Embeddings
Generate high-dimensional vector representations for semantic search, RAG, and clustering with single and batch embedding operations.
Table of contents
Embeddings are vector representations of text used for semantic search, clustering, and similarity comparisons. `NodeLLM` provides a unified interface for generating embeddings across different providers.
Basic Usage
Single Text
import { createLLM } from "@node-llm/core";
const embedding = await NodeLLM.embed("Ruby is a programmer's best friend");
console.log(embedding.vector); // number[] (e.g., 1536 dimensions)
console.log(embedding.dimensions); // 1536
console.log(embedding.model); // "text-embedding-3-small" (default)
console.log(embedding.input_tokens); // Token count
Batch Embeddings
Always batch multiple texts in a single call when possible. This is much more efficient than calling embed in a loop.
const embeddings = await NodeLLM.embed(["First text", "Second text", "Third text"]);
console.log(embeddings.vectors.length); // 3
console.log(embeddings.vectors[0]); // Vector for "First text"
Configuring Models
By default, NodeLLM uses text-embedding-3-small. You can change this globally or per request.
Global Configuration
const llm = createLLM({
defaultEmbeddingModel: "text-embedding-3-large"
});
Per-Request
const embedding = await NodeLLM.embed("Text", {
model: "text-embedding-004" // Google Gemini model
});
Custom Models
For models not in the registry (e.g., Azure deployments or new releases), use assumeModelExists.
const embedding = await NodeLLM.embed("Text", {
model: "new-embedding-v2",
provider: "openai",
assumeModelExists: true
});
Reducing Dimensions
Some models (like text-embedding-3-large) allow you to reduce the output dimensions to save on storage and compute, with minimal loss in accuracy.

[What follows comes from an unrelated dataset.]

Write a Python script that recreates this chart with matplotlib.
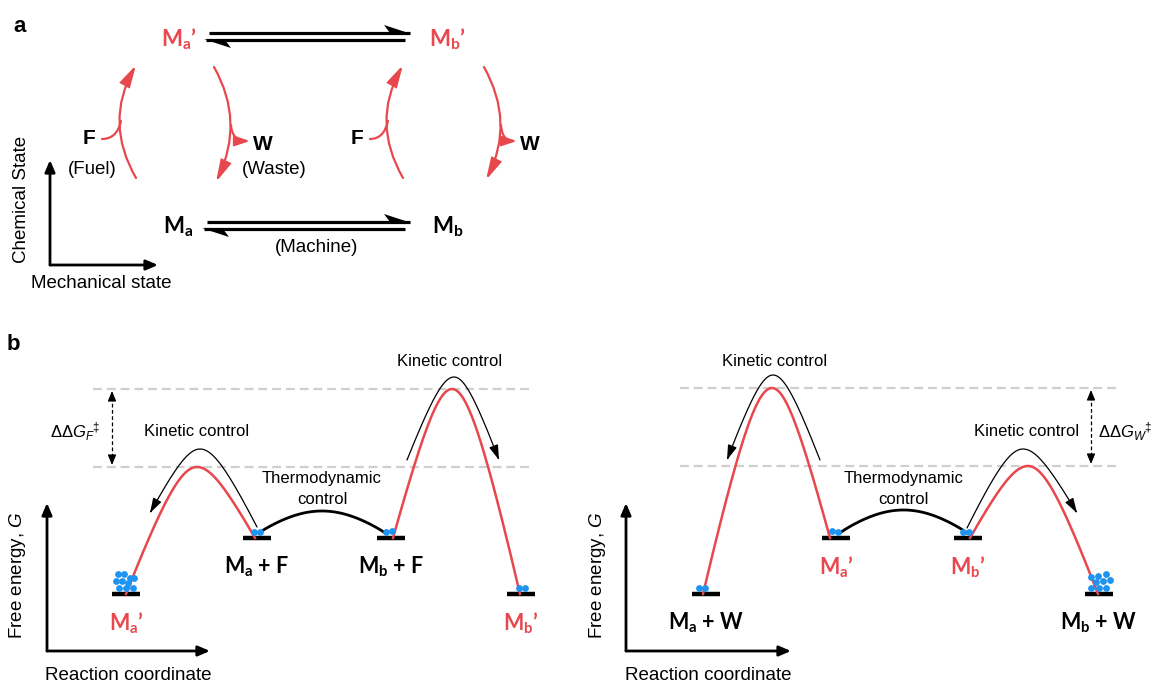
import numpy as np
import matplotlib
matplotlib.use("Agg")
import matplotlib.pyplot as plt
from matplotlib.patches import FancyArrowPatch, Polygon
from matplotlib.path import Path

# ---------------- data (pixel layout space, y downward) ----------------
RED = "#E8474D"
BLUE = "#1E93F0"

# Panel a: chemical/mechanical states
a_names = ["$\\mathbf{M_a}$\u2019", "$\\mathbf{M_b}$\u2019", "$\\mathbf{M_a}$", "$\\mathbf{M_b}$"]
a_node_x = [179, 447, 178, 448]
a_node_y = [39, 39, 227, 227]
a_node_color = [RED, RED, "black", "black"]
# red cycle arcs: bottom/ bulge / top (x,y) for F-arcs (upward) and W-arcs (downward)
F_arc_x = [[136, 120, 136], [403, 387, 403]]
F_arc_y = [[178, 122, 65], [178, 122, 65]]
W_arc_x = [[214, 230, 216], [484, 500, 486]]
W_arc_y = [[67, 123, 182], [67, 123, 180]]
F_label_x = [89, 357]
W_label_x = [263, 530]

# Panel b: energy diagrams
fuel_level_x = [126, 257, 391, 521]
fuel_level_y = [594, 538, 538, 594]
fuel_labels = ["$\\mathbf{M_a}$\u2019", "$\\mathbf{M_a}$ + F", "$\\mathbf{M_b}$ + F", "$\\mathbf{M_b}$\u2019"]
fuel_label_color = [RED, "black", "black", RED]
fuel_peak_x = [197, 452]
fuel_peak_y = [467, 389]

waste_level_x = [706, 836, 968, 1099]
waste_level_y = [594, 538, 538, 594]
waste_labels = ["$\\mathbf{M_a}$ + W", "$\\mathbf{M_a}$\u2019", "$\\mathbf{M_b}$\u2019", "$\\mathbf{M_b}$ + W"]
waste_label_color = ["black", RED, RED, "black"]
waste_peak_x = [772, 1028]
waste_peak_y = [388, 466]

thermo_peak_y = [511, 510]

# blue population dots (x, y)
dots_fuel_x = [118, 124, 130, 116, 122, 128, 134, 119, 126, 133, 254, 260, 386, 392, 519, 525]
dots_fuel_y = [574, 574, 578, 581, 581, 583, 578, 588, 588, 588, 532, 532, 532, 531, 588, 588]
dots_waste_x = [699, 705, 832, 838, 963, 969, 1091, 1098, 1106, 1096, 1103, 1110, 1091, 1099, 1106]
dots_waste_y = [588, 588, 531, 532, 532, 532, 577, 576, 574, 582, 581, 580, 588, 588, 588]

W_PX, H_PX = 1153, 683

plt.rcParams["mathtext.fontset"] = "custom"
plt.rcParams["mathtext.rm"] = "Liberation Sans"
plt.rcParams["mathtext.bf"] = "Lato:bold"
plt.rcParams["mathtext.it"] = "Liberation Sans:italic"

fig = plt.figure(figsize=(W_PX / 100, H_PX / 100), dpi=100)
ax = fig.add_axes([0, 0, 1, 1])
ax.set_xlim(0, W_PX)
ax.set_ylim(H_PX, 0)
ax.axis("off")

SANS = "Liberation Sans"
LAB = "Lato"


def quad_arrow(p0, pm, p2, color, lw, ms, hl, hw, head=True):
    cx = 2 * pm[0] - (p0[0] + p2[0]) / 2
    cy = 2 * pm[1] - (p0[1] + p2[1]) / 2
    path = Path([p0, (cx, cy), p2], [Path.MOVETO, Path.CURVE3, Path.CURVE3])
    style = f"-|>,head_length={hl},head_width={hw}" if head else "-"
    ax.add_patch(FancyArrowPatch(path=path, arrowstyle=style, mutation_scale=ms,
                                 color=color, lw=lw, capstyle="round", joinstyle="miter"))


def curve_arrow(x, y, color="black", lw=0.9, ms=10, hl=0.9, hw=0.28):
    path = Path(np.c_[x, y])
    ax.add_patch(FancyArrowPatch(path=path, arrowstyle=f"-|>,head_length={hl},head_width={hw}",
                                 mutation_scale=ms, color=color, lw=lw))


def barrier(x0, y0, xp, yp, x1, y1, c=0.45, n=80):
    s = np.linspace(1, 0, n)
    h = (np.sqrt(s ** 2 + c ** 2) - c) / (np.sqrt(1 + c ** 2) - c)
    xl = xp + (x0 - xp) * s
    yl = yp + (y0 - yp) * h
    s2 = np.linspace(0, 1, n)[1:]
    h2 = (np.sqrt(s2 ** 2 + c ** 2) - c) / (np.sqrt(1 + c ** 2) - c)
    xr = xp + (x1 - xp) * s2
    yr = yp + (y1 - yp) * h2
    return np.r_[xl, xr], np.r_[yl, yr]


def axis_arrows(x0, y0, ytop, xright, lw=2.0):
    for xy in [(x0, ytop), (xright, y0)]:
        ax.annotate("", xy=xy, xytext=(x0, y0),
                    arrowprops=dict(arrowstyle="-|>,head_length=0.7,head_width=0.3", color="black",
                                    lw=lw, shrinkA=0, shrinkB=0, mutation_scale=10))


def eq_arrows(xl, xr, y_up, y_lo):
    ax.plot([xl + 3, xr], [y_up, y_up], color="black", lw=2.3, solid_capstyle="butt")
    ax.plot([xl, xr - 5], [y_lo, y_lo], color="black", lw=2.3, solid_capstyle="butt")
    ax.add_patch(Polygon([(xr + 1, y_up + 0.8), (xr - 26, y_up - 8), (xr - 20, y_up)],
                         closed=True, color="black", lw=0))
    ax.add_patch(Polygon([(xl - 2, y_lo - 0.8), (xl + 25, y_lo + 8), (xl + 19, y_lo)],
                         closed=True, color="black", lw=0))


# ---------------- panel a ----------------
ax.text(13, 26, "a", fontsize=16, fontweight="bold", family=SANS, va="center", ha="left")
for nm, x, y, c in zip(a_names, a_node_x, a_node_y, a_node_color):
    ax.text(x, y, nm, fontsize=16, family=LAB, fontweight="bold", color=c, ha="center", va="center")
eq_arrows(206, 410, 33, 40)
eq_arrows(204, 410, 222, 229)
ax.text(317, 248, "(Machine)", fontsize=13.5, family=SANS, ha="center", va="center")

for xs, ys, lx in zip(F_arc_x, F_arc_y, F_label_x):
    quad_arrow((xs[0], ys[0]), (xs[1], ys[1]), (xs[2], ys[2]), RED, 1.6, 10, 1.3, 0.33)
    # fuel input branch
    path = Path([(lx + 13, 139), (xs[1] - 3, 139), (xs[1] + 1, 121)],
                [Path.MOVETO, Path.CURVE3, Path.CURVE3])
    ax.add_patch(FancyArrowPatch(path=path, arrowstyle="-", color=RED, lw=1.6))
    ax.text(lx, 139, "F", fontsize=15, family=SANS, fontweight="bold", ha="center", va="center")

for xs, ys, lx in zip(W_arc_x, W_arc_y, W_label_x):
    quad_arrow((xs[0], ys[0]), (xs[1], ys[1]), (xs[2], ys[2]), RED, 1.6, 10, 1.3, 0.33)
    path = Path([(xs[1] + 1, 125), (xs[1] + 2, 141), (lx - 13, 141)],
                [Path.MOVETO, Path.CURVE3, Path.CURVE3])
    ax.add_patch(FancyArrowPatch(path=path, arrowstyle="-|>,head_length=0.9,head_width=0.3",
                                 mutation_scale=10, color=RED, lw=1.6))
    ax.text(lx, 144, "W", fontsize=15, family=SANS, fontweight="bold", ha="center", va="center")

ax.text(92, 169, "(Fuel)", fontsize=13.5, family=SANS, ha="center", va="center")
ax.text(274, 169, "(Waste)", fontsize=13.5, family=SANS, ha="center", va="center")

axis_arrows(50, 265, 160, 158)
ax.text(22, 199, "Chemical State", fontsize=13.5, family=SANS, rotation=90, ha="center", va="center")
ax.text(101, 283, "Mechanical state", fontsize=13.5, family=SANS, ha="center", va="center")

# ---------------- panel b ----------------
ax.text(13, 345, "b", fontsize=16, fontweight="bold", family=SANS, va="center", ha="center")


def energy_panel(lx, ly, labels, lcols, px, py, thermo_y, dxs, dys, dash_x, ddg_x, ddg_text,
                 ddg_tx, ddg_ha, kin_text_pos, kin_arcs, thermo_x, red_ends, axis_x, axis_right):
    for yy in sorted(py):
        ax.plot(dash_x, [yy, yy], color="#CFCFCF", lw=1.6, ls=(0, (4, 2.2)), zorder=1)
    y_top, y_bot = min(py) + 2, max(py) - 2
    ax.plot([ddg_x, ddg_x], [y_top + 6, y_bot - 6], color="black", lw=0.9, ls=(0, (3, 2)))
    for yy, yf in [(y_top, y_top + 8), (y_bot, y_bot - 8)]:
        ax.annotate("", xy=(ddg_x, yy), xytext=(ddg_x, yf),
                    arrowprops=dict(arrowstyle="-|>,head_length=0.6,head_width=0.25", color="black",
                                    lw=0.9, shrinkA=0, shrinkB=0, mutation_scale=10))
    ax.text(ddg_tx, 432, ddg_text, fontsize=12, family=SANS, ha=ddg_ha, va="center")
    for x, y in zip(lx, ly):
        ax.plot([x - 14, x + 14], [y, y], color="black", lw=3.2, solid_capstyle="butt", zorder=3)
    for (x0, x1), xp, yp, (i0, i1) in zip(red_ends, px, py, [(0, 1), (2, 3)]):
        bx, by = barrier(x0, ly[i0], xp, yp, x1, ly[i1])
        ax.plot(bx, by, color=RED, lw=1.8, zorder=4)
    t = np.linspace(0, 1, 80)
    tx = thermo_x[0] + (thermo_x[1] - thermo_x[0]) * t
    ty = ly[1] - 5 - (ly[1] - 5 - thermo_y) * np.sin(np.pi * t) ** 0.9
    ax.plot(tx, ty, color="black", lw=2.0, zorder=4)
    ax.text(np.mean(thermo_x), 478, "Thermodynamic", fontsize=12, family=SANS, ha="center", va="center")
    ax.text(np.mean(thermo_x), 500, "control", fontsize=12, family=SANS, ha="center", va="center")
    for (sx, sy, kx, ky, ex, ey) in kin_arcs:
        cx_, cy_ = barrier(sx, sy, kx, ky, ex, ey, c=0.45)
        curve_arrow(cx_, cy_)
    for (tx_, ty_) in kin_text_pos:
        ax.text(tx_, ty_, "Kinetic control", fontsize=12, family=SANS, ha="center", va="center")
    ax.scatter(dxs, dys, s=24, color=BLUE, zorder=5, linewidths=0)
    for x, y, lab, c in zip(lx, ly, labels, lcols):
        ax.text(x, y + 29, lab, fontsize=15.5, family=LAB, fontweight="bold",
                color=c, ha="center", va="center")
    axis_arrows(axis_x, 651, 503, axis_right)
    ax.text(axis_x - 29, 575, "Free energy, $G$", fontsize=13.5, family=SANS, rotation=90,
            ha="center", va="center")
    ax.text((axis_x + axis_right) / 2, 675, "Reaction coordinate", fontsize=13.5, family=SANS,
            ha="center", va="center")


energy_panel(fuel_level_x, fuel_level_y, fuel_labels, fuel_label_color, fuel_peak_x, fuel_peak_y,
             thermo_peak_y[0], dots_fuel_x, dots_fuel_y, [93, 533], 112,
             "\u0394\u0394$G_F{}^{\\ddag}$",
             100, "right", [(197, 432), (450, 362)],
             [(257, 527, 200, 449, 150, 513), (407, 460, 454, 377, 499, 460)],
             (259, 385), [(126, 255), (393, 520)], 47, 210)

energy_panel(waste_level_x, waste_level_y, waste_labels, waste_label_color, waste_peak_x, waste_peak_y,
             thermo_peak_y[1], dots_waste_x, dots_waste_y, [680, 1120], 1091,
             "\u0394\u0394$G_W{}^{\\ddag}$",
             1098, "left", [(775, 362), (1027, 432)],
             [(820, 460, 773, 375, 727, 460), (967, 528, 1023, 449, 1077, 513)],
             (840, 967), [(703, 830), (970, 1098)], 626, 791)

fig.savefig("out.png", dpi=100)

const embedding = await NodeLLM.embed("Text", {
model: "text-embedding-3-large",
dimensions: 256
});
console.log(embedding.vector.length); // 256
Best Practices
- Batching: Use
NodeLLM.embed(["text1", "text2"])instead of serial calls. - Caching: Embeddings are deterministic for a given model and text. Cache them in your database to save costs.
-
Cosine Similarity: To compare two vectors, calculate the cosine similarity.
NodeLLMdoes not include math utilities to keep the core light, but you can implement it easily:function cosineSimilarity(A: number[], B: number[]) { const dotProduct = A.reduce((sum, a, i) => sum + a * B[i], 0); const magnitudeA = Math.sqrt(A.reduce((sum, a) => sum + a * a, 0)); const magnitudeB = Math.sqrt(B.reduce((sum, b) => sum + b * b, 0)); return dotProduct / (magnitudeA * magnitudeB); }
Error Handling
Wrap calls in try/catch blocks to handle API outages or rate limits.
try {
await NodeLLM.embed("Text");
} catch (error) {
console.error("Embedding failed:", error.message);
}